How Burnout Shows Up in Real Life
Burnout doesn’t look the same for every mom, but it often feels like emotional exhaustion, irritability, decision fatigue, and mental fog. It can show up as snapping faster than you mean to or feeling nothing at all when you know you should feel something.
Some moms over-function by doing more, striving harder. Others freeze and can hardly begin basic tasks. Both are burnout. Both deserve compassion.
Why It Happens to All Kinds of Moms
Stay-at-home moms often burn out from constant caregiving with no breaks and little adult interaction. Working moms burn out from juggling two full-time roles and the feeling of being stretched thin everywhere at once.
Burnout doesn’t discriminate. It shows up anywhere a mother’s own needs repeatedly fall to the bottom of the list.
How I’m Working Toward Recovery (and How You Can Too)
Burnout recovery is slow and gentle, not something solved in a weekend. For moms without nearby family or financial flexibility, recovery requires micro-changes: lowering the bar on purpose, simplifying meals, using screen time without guilt, and finding 2–5 minute pockets of rest. Sometimes that looks like leaving the clean laundry in a basket for a few days, letting the dishes wait, choosing the easiest dinner possible, or allowing yourself to sit down for one full minute before jumping into the next task. Those tiny pauses matter. They are small but measurable ways of telling your nervous system, You’re allowed to stop for a moment.
Support can come from unexpected places: childcare swaps with another mom, neighbors, coworkers, community groups. And sometimes support looks even simpler than that, like giving yourself permission to simplify meals when you’re running on fumes. A rotisserie chicken and a bagged salad absolutely counts as dinner. So does pasta with jarred sauce, frozen veggies, breakfast-for-dinner, or a plate of cut fruit and cheese. These small choices aren’t failures or shortcuts; they’re acts of care that keep your family fed while protecting the tiny bit of energy you still have left.
If you do have some financial margin, using it is not indulgent. It’s the healthy thing to do. Hiring a cleaner once a month, using grocery delivery, or paying a mother’s helper for two hours can create breathing room you didn’t realize you were missing.
One of the biggest choices I’ve made for myself is taking a temporary leave from teaching yoga. My body has been whispering (and sometimes shouting) that it needs rest too. So, I’m choosing to receive instead of constantly giving by letting myself heal physically and emotionally without forcing productivity.

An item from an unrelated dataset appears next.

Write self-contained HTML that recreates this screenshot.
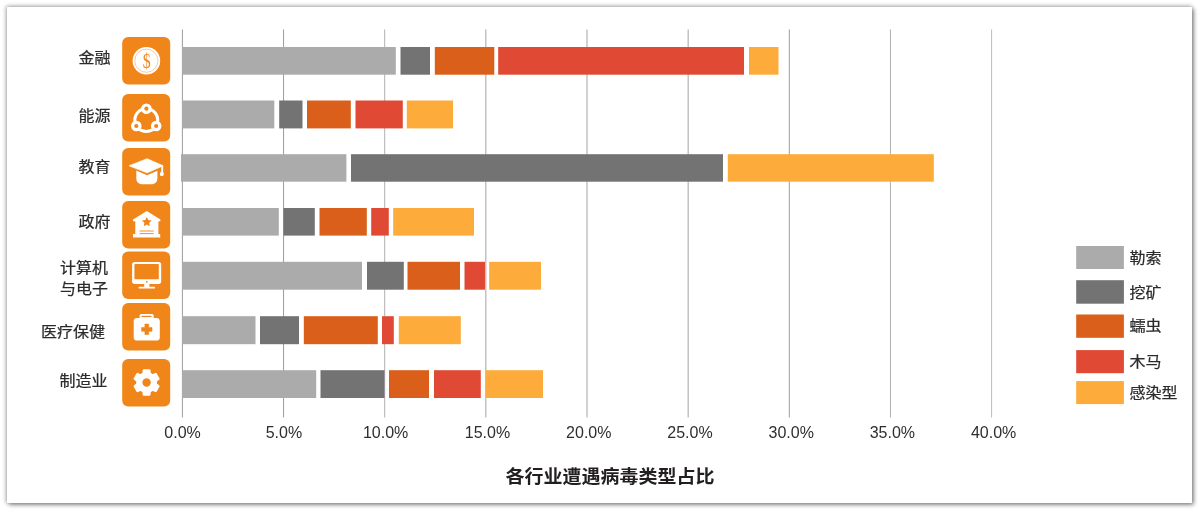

A Hopeful, Realistic Path Forward
I’m learning that the cold, dark stretch of winter can be a quiet invitation to let go of the hustle and rest. To let things lie fallow for a season. To trust that stepping back isn’t failure but wisdom.
I’m not “fixed.” I’m not all the way through it. In fact, I’ve only just acknowledged my burnout and need to recover. But just naming it has helped so much. I’m noticing small openings: a deeper breath, a lighter morning knowing I’ve taken one thing off my plate, a moment of genuine joy as I watch the sunlight shift on a wall. Recovery isn’t linear, and it definitely isn’t glamorous. But it is possible.